Naqueles tempos, moça solteira engravidar era
um absurdo, uma desonra familiar sem tamanho. Por isso mesmo providenciava-se
urgentemente o casamento. Ora, não havia o costume de namoros com agarrações,
chupadas nem lambidas, e muito menos relações sexuais. Se estivessem subindo
pelas paredes tinham que antecipar o noivado e o casamento. E bastava o fato de
a mulher ter filho antes dos nove meses para que os comentários maldosos
corressem a cidade.
E por que os pais faziam isso, ficavam em
constante vigilância para que sua filha não fizesse nada antes do tempo?
Simplesmente pela cultura da honra, da castidade, da religiosidade, do
sentimento moral prevalecente. Um conservadorismo até exacerbado. Os filhos
nunca ouviam os seus pais falando sobre sexo, nem pronunciando tal nome por
reputarem como coisa familiarmente impronunciável.
Em muitas situações, casavam e passavam uma
lua de mel ainda se conhecendo, pois quase não conversavam, não se aproximavam,
corporalmente não experimentavam nada um do outro, subsistindo a relação apenas
pelo amor que nutriam. No quarto de casal, com as luzes totalmente apagadas,
por muitos dias deitavam completamente vestidos, e assim dormiam e acordavam.
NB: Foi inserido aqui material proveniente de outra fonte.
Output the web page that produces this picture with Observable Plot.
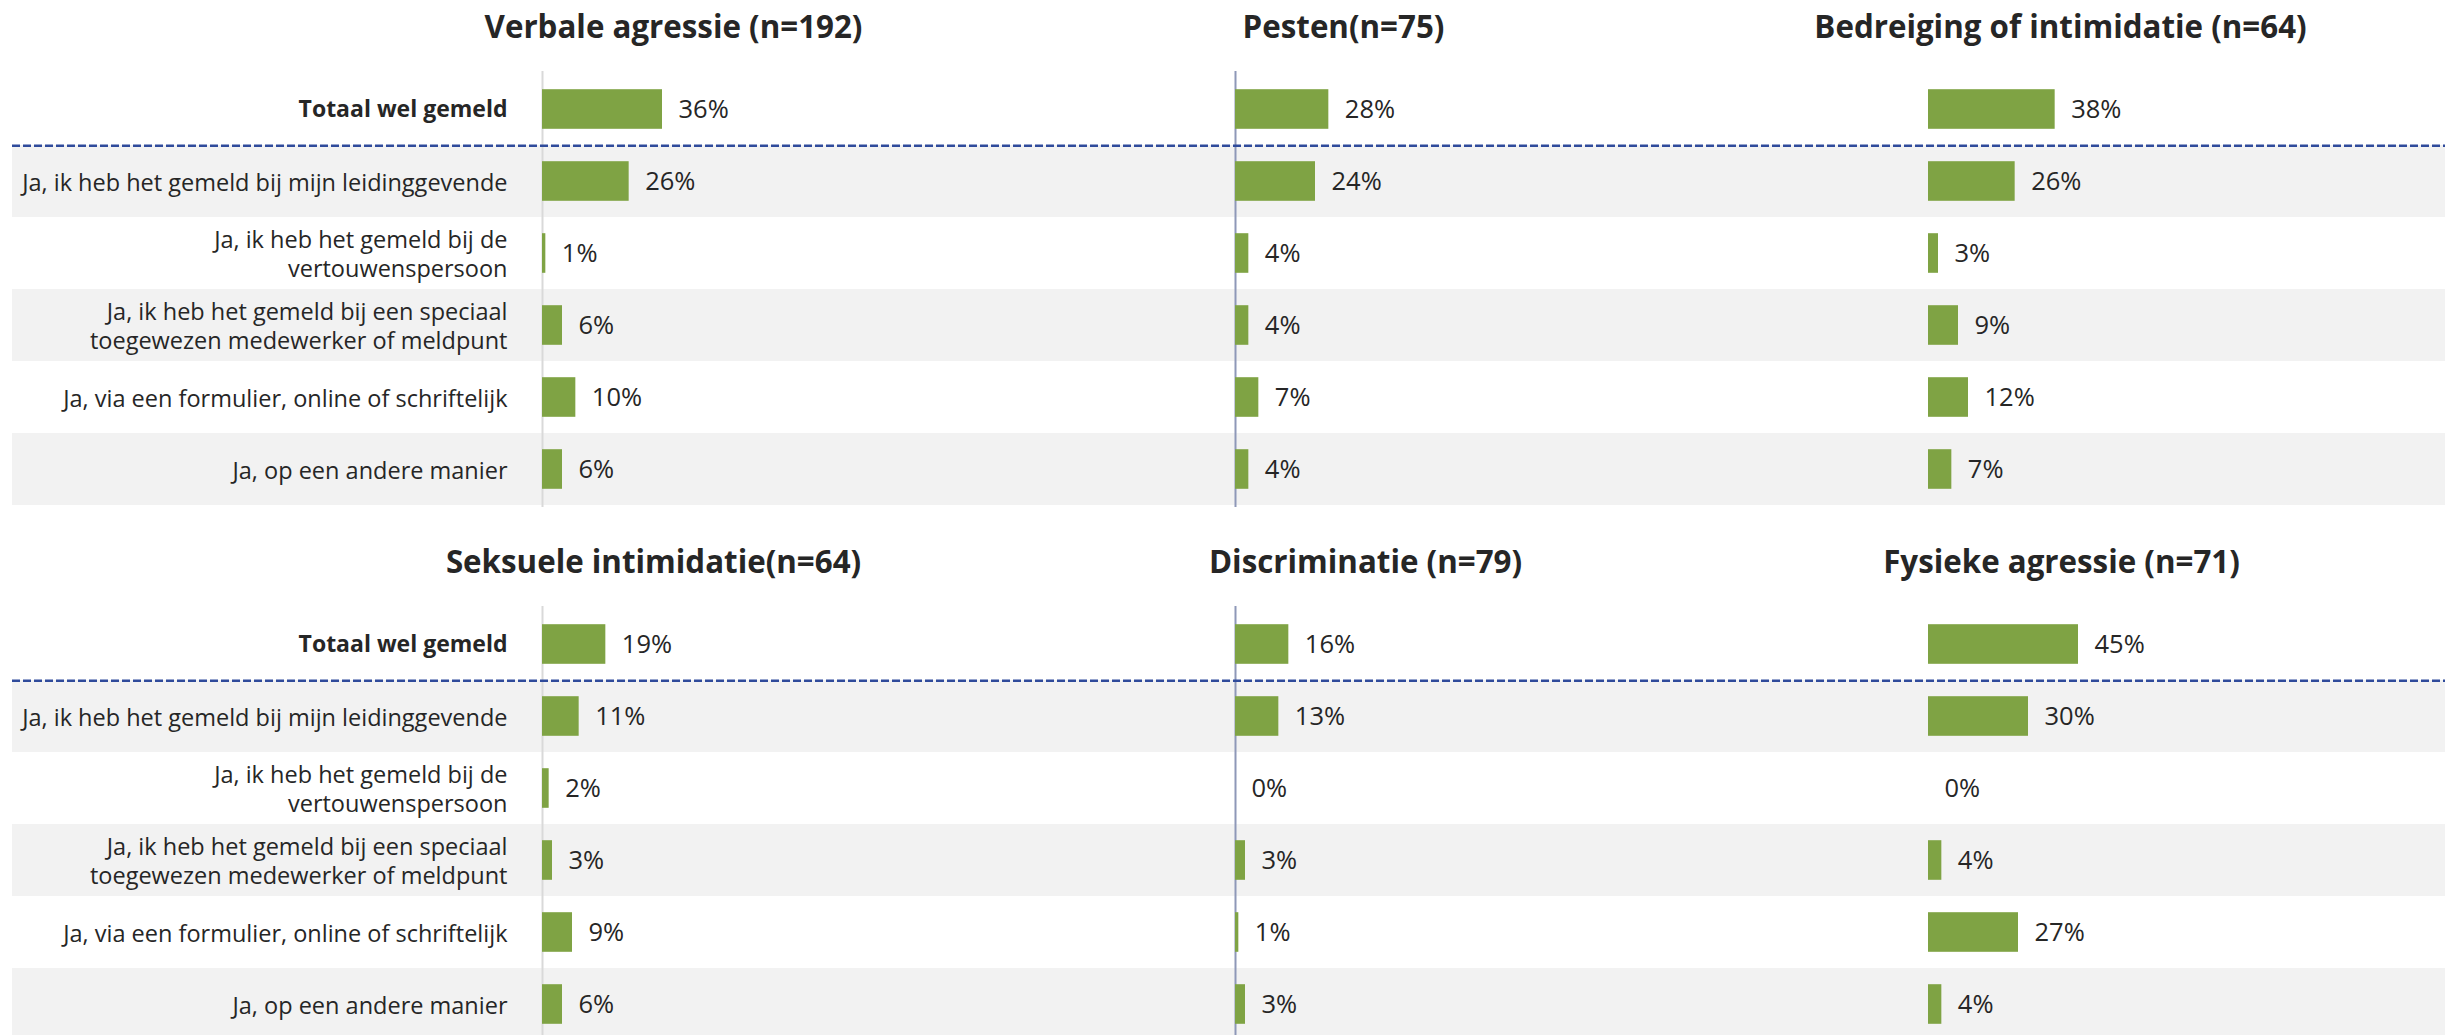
<!DOCTYPE html>
<html>
<head>
<meta charset="utf-8">
<script src="https://cdn.jsdelivr.net/npm/d3@7"></script>
<script src="https://cdn.jsdelivr.net/npm/@observablehq/plot@0.6"></script>
<style>
  html, body { margin: 0; padding: 0; overflow: hidden; background: #ffffff; width: 2445px; height: 1035px; }
  #chart svg { display: block; }
</style>
</head>
<body>
<div id="chart"></div>
<script>
// ---- data ----
const categories = [
  "Totaal wel gemeld",
  "Ja, ik heb het gemeld bij mijn leidinggevende",
  "Ja, ik heb het gemeld bij de\nvertouwenspersoon",
  "Ja, ik heb het gemeld bij een speciaal\ntoegewezen medewerker of meldpunt",
  "Ja, via een formulier, online of schriftelijk",
  "Ja, op een andere manier"
];
const topPanels = ["Verbale agressie (n=192)", "Pesten(n=75)", "Bedreiging of intimidatie (n=64)"];
const bottomPanels = ["Seksuele intimidatie(n=64)", "Discriminatie (n=79)", "Fysieke agressie (n=71)"];

const verbaleAgressie     = [36, 26, 1, 6, 10, 6];
const pesten              = [28, 24, 4, 4, 7, 4];
const bedreiging          = [38, 26, 3, 9, 12, 7];
const seksueleIntimidatie = [19, 11, 2, 3, 9, 6];
const discriminatie       = [16, 13, 0, 3, 1, 3];
const fysiekeAgressie     = [45, 30, 0, 4, 27, 4];

// ---- layout ----
const W = 2445, H = 535, mL = 541, mR = 256, mT = 71, mB = 28, pIn = 0.625, xMax = 78;
const step = (W - mL - mR) / (3 - pIn);
const bw = step * (1 - pIn);
const rowH = (H - mT - mB) / categories.length;
const extendL = -(mL - 11);
const extendR = -(W - mL - bw);
const green = "#7fa344", band = "#f2f2f2", ink = "#262626";

function panelRow(panels, series, titleDx) {
  const rows = [];
  panels.forEach((p, i) => categories.forEach((c, j) => rows.push({panel: p, cat: c, value: series[i][j]})));
  const first = () => panels[0];
  return Plot.plot({
    width: W, height: H,
    marginLeft: mL, marginRight: mR, marginTop: mT, marginBottom: mB,
    style: {fontFamily: "'Open Sans', sans-serif", color: ink, background: "transparent", overflow: "visible"},
    fx: {domain: panels, paddingInner: pIn, paddingOuter: 0, axis: null},
    x: {domain: [0, xMax], axis: null},
    y: {type: "band", domain: categories, padding: 0, axis: null},
    marks: [
      Plot.cell([1, 3, 5].map(k => categories[k]), {fx: first, y: d => d, fill: band, insetLeft: extendL, insetRight: extendR}),
      Plot.ruleX([panels[0]], {fx: d => d, x: () => 0, stroke: "#d9d9d9", strokeWidth: 2}),
      Plot.ruleX([panels[1]], {fx: d => d, x: () => 0, stroke: "#8e98b8", strokeWidth: 2}),
      Plot.ruleY([categories[0]], {fx: first, y: d => d, dy: rowH / 2, insetLeft: extendL, insetRight: extendR,
        stroke: "#2f4b9b", strokeWidth: 2.5, strokeDasharray: "8,3"}),
      Plot.barX(rows.filter(d => d.value > 0), {fx: "panel", y: "cat", x: "value", fill: green, insetTop: 16.2, insetBottom: 16.2}),
      Plot.text(rows, {fx: "panel", y: "cat", x: "value", text: d => `${d.value}%`, textAnchor: "start", dx: 16, fontSize: 25.5, fill: ink}),
      Plot.text([categories[0]], {fx: first, y: d => d, frameAnchor: "left", textAnchor: "end", dx: -35, fontSize: 23, fontWeight: "bold", fill: ink}),
      Plot.text(categories.slice(1), {fx: first, y: d => d, frameAnchor: "left", textAnchor: "end", dx: -35, fontSize: 23.5, lineHeight: 1.22, fill: ink}),
      ...panels.map((p, i) => Plot.text([p], {fx: d => d, text: d => d, frameAnchor: "top", dx: titleDx[i], dy: -34,
        lineAnchor: "bottom", fontSize: 31.3, fontWeight: "bold", fill: ink}))
    ]
  });
}

const chart = document.getElementById("chart");
chart.append(panelRow(topPanels, [verbaleAgressie, pesten, bedreiging], [1, -22, 2]));
chart.append(panelRow(bottomPanels, [seksueleIntimidatie, discriminatie, fysiekeAgressie], [-19, 0, 3]));
</script>
</body>
</html>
Quando os corpos se aproximavam e o desejo
sexual aflorava, ainda assim não ficavam totalmente nus nem se permitiam
carícias mais provocantes, abraços apertados, beijos sufocantes, nada disso.
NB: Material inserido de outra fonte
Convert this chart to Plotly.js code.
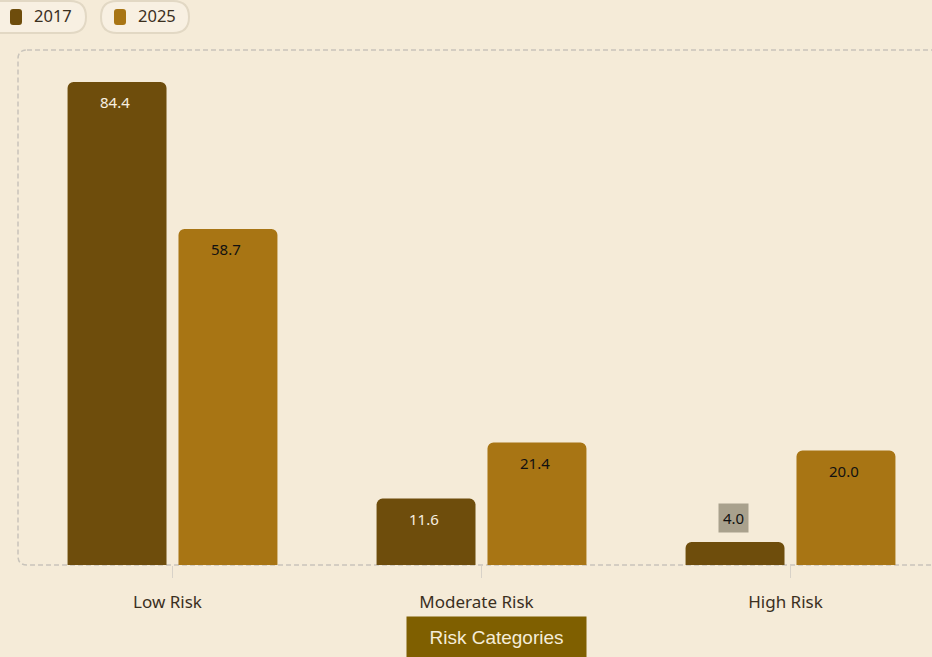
<!DOCTYPE html>
<html>
<head>
<meta charset="utf-8">
<script src="https://cdn.plot.ly/plotly-3.0.1.min.js"></script>
<style>html,body{margin:0;padding:0;background:#f5ebd8;}#chart{width:932px;height:657px;}</style>
</head>
<body>
<div id="chart"></div>
<script>
// ---- data ----
const categories = ['Low Risk', 'Moderate Risk', 'High Risk'];
const seriesNames = ['2017', '2025'];
const values2017 = [84.4, 11.6, 4.0];
const values2025 = [58.7, 21.4, 20.0];
const axisTitle = 'Risk Categories';

// ---- style ----
const seriesColors = ['#6e4d0c', '#a87514'];
const labelColors = ['#f7efe0', '#111111'];
const bg = '#f5ebd8';
const W = 932, H = 657, ML = 18, MR = 0, MT = 50, MB = 92;
const PW = W - ML - MR, PH = H - MT - MB;
const band = 309; // px per category

const px = X => (X - ML) / PW;
const py = Y => (H - MB - Y) / PH;
function rr(X0, Y0, X1, Y1, r) {
  const p = (X, Y) => px(X).toFixed(5) + ',' + py(Y).toFixed(5);
  return 'M' + p(X0 + r, Y0) + ' L' + p(X1 - r, Y0) + ' Q' + p(X1, Y0) + ' ' + p(X1, Y0 + r) +
    ' L' + p(X1, Y1 - r) + ' Q' + p(X1, Y1) + ' ' + p(X1 - r, Y1) +
    ' L' + p(X0 + r, Y1) + ' Q' + p(X0, Y1) + ' ' + p(X0, Y1 - r) +
    ' L' + p(X0, Y0 + r) + ' Q' + p(X0, Y0) + ' ' + p(X0 + r, Y0) + ' Z';
}

const allValues = [values2017, values2025];
const traces = allValues.map((vals, i) => ({
  type: 'bar',
  name: seriesNames[i],
  x: categories,
  y: vals,
  marker: { color: seriesColors[i], line: { width: 0 } },
  hoverinfo: 'x+y+name'
}));

const xrange = [-0.5, -0.5 + PW / band];
const slotOffset = 55.5 / band;

const annotations = [];
allValues.forEach((vals, s) => {
  vals.forEach((v, c) => {
    const xpos = c + (s === 0 ? -slotOffset : slotOffset);
    if (v < 8) {
      annotations.push({
        x: xpos, y: v, xref: 'x', yref: 'y', text: v.toFixed(1), showarrow: false,
        yshift: 24, xshift: -2, bgcolor: '#a9a18d', borderpad: 4,
        font: { family: 'Noto Sans', size: 15, color: '#111111' }
      });
    } else {
      annotations.push({
        x: xpos, y: v, xref: 'x', yref: 'y', text: v.toFixed(1), showarrow: false,
        yshift: -20, xshift: -2,
        font: { family: 'Noto Sans', size: 15, color: labelColors[s] }
      });
    }
  });
});

// custom legend
const shapes = [];
const pills = [[-20, 1, 86, 33], [101, 1, 189, 33]];
seriesNames.forEach((n, i) => {
  const [a, b, c, d] = pills[i];
  shapes.push({ type: 'path', xref: 'paper', yref: 'paper', path: rr(a, b, c, d, 16),
    fillcolor: '#f8f0e2', line: { color: '#e2d8c4', width: 2 }, layer: 'above' });
  const sx = a < 0 ? 10 : a + 13;
  shapes.push({ type: 'path', xref: 'paper', yref: 'paper', path: rr(sx, 9, sx + 12, 25, 3),
    fillcolor: seriesColors[i], line: { width: 0 }, layer: 'above' });
  annotations.push({ xref: 'paper', yref: 'paper', x: px(sx + 22), y: py(16), xanchor: 'left', yanchor: 'middle',
    text: n, showarrow: false, font: { family: 'Noto Sans', size: 16.5, color: '#3b2f1e' } });
});

// dashed plot frame
shapes.push({ type: 'path', xref: 'paper', yref: 'paper', path: rr(18, 50, 945, 565, 9),
  fillcolor: 'rgba(0,0,0,0)', line: { color: '#c9c4bb', width: 1.5, dash: '5px,3px' }, layer: 'below' });

// axis title box
annotations.push({ xref: 'paper', yref: 'paper', x: px(496.5), y: py(637), xanchor: 'center', yanchor: 'middle',
  text: axisTitle, showarrow: false, bgcolor: '#7f5f00', width: 159, height: 21, borderpad: 10,
  font: { family: 'Liberation Sans, Arial, sans-serif', size: 19, color: '#f5ecd8' } });

const layout = {
  width: W, height: H,
  margin: { l: ML, r: MR, t: MT, b: MB, pad: 0 },
  paper_bgcolor: bg, plot_bgcolor: bg,
  barmode: 'group', bargap: 0.282, bargroupgap: 0.108, barcornerradius: 6,
  showlegend: false,
  xaxis: {
    type: 'category', range: xrange, showgrid: false, zeroline: false, showline: false,
    ticks: 'outside', ticklen: 12, tickwidth: 1, tickcolor: '#d8d2c8', ticklabelstandoff: 10,
    ticklabelshift: -5,
    tickfont: { family: 'Noto Sans', size: 17, color: '#3b2f1e' }
  },
  yaxis: { range: [0, 90], visible: false, showgrid: false, zeroline: false },
  shapes: shapes,
  annotations: annotations
};

Plotly.newPlot('chart', traces, layout, { displayModeBar: false, staticPlot: true });
</script>
</body>
</html>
Como um ritual mecânico, pronto para acontecer, procuravam deixar apenas os
sexos livres e assim se entregavam ao prazer metódico, burocrático, quase frio,
ainda que os corpos estivessem abrasados.
É difícil de acreditar, mas mesmo estando
casados, em lua de mel, não acendiam a lamparina nem o candeeiro por vergonha
de mostrar as genitálias. E os órgãos sexuais, tão escondidos do olhar do
outro, serviam apenas para aquele momento de prazer e depois se escondiam nos
seus babados, camisolões, ceroulas ou pijamas.
Mas um dia alguém achou de acender a luz e
pronto. Deu no que deu. E hoje, quanto mais o sexo é praticado às claras, quase
no meio da rua, mais o parceiro procura o outro e não encontra. E nem precisa
saber quem está ao seu lado. Muitas vezes nem conhece.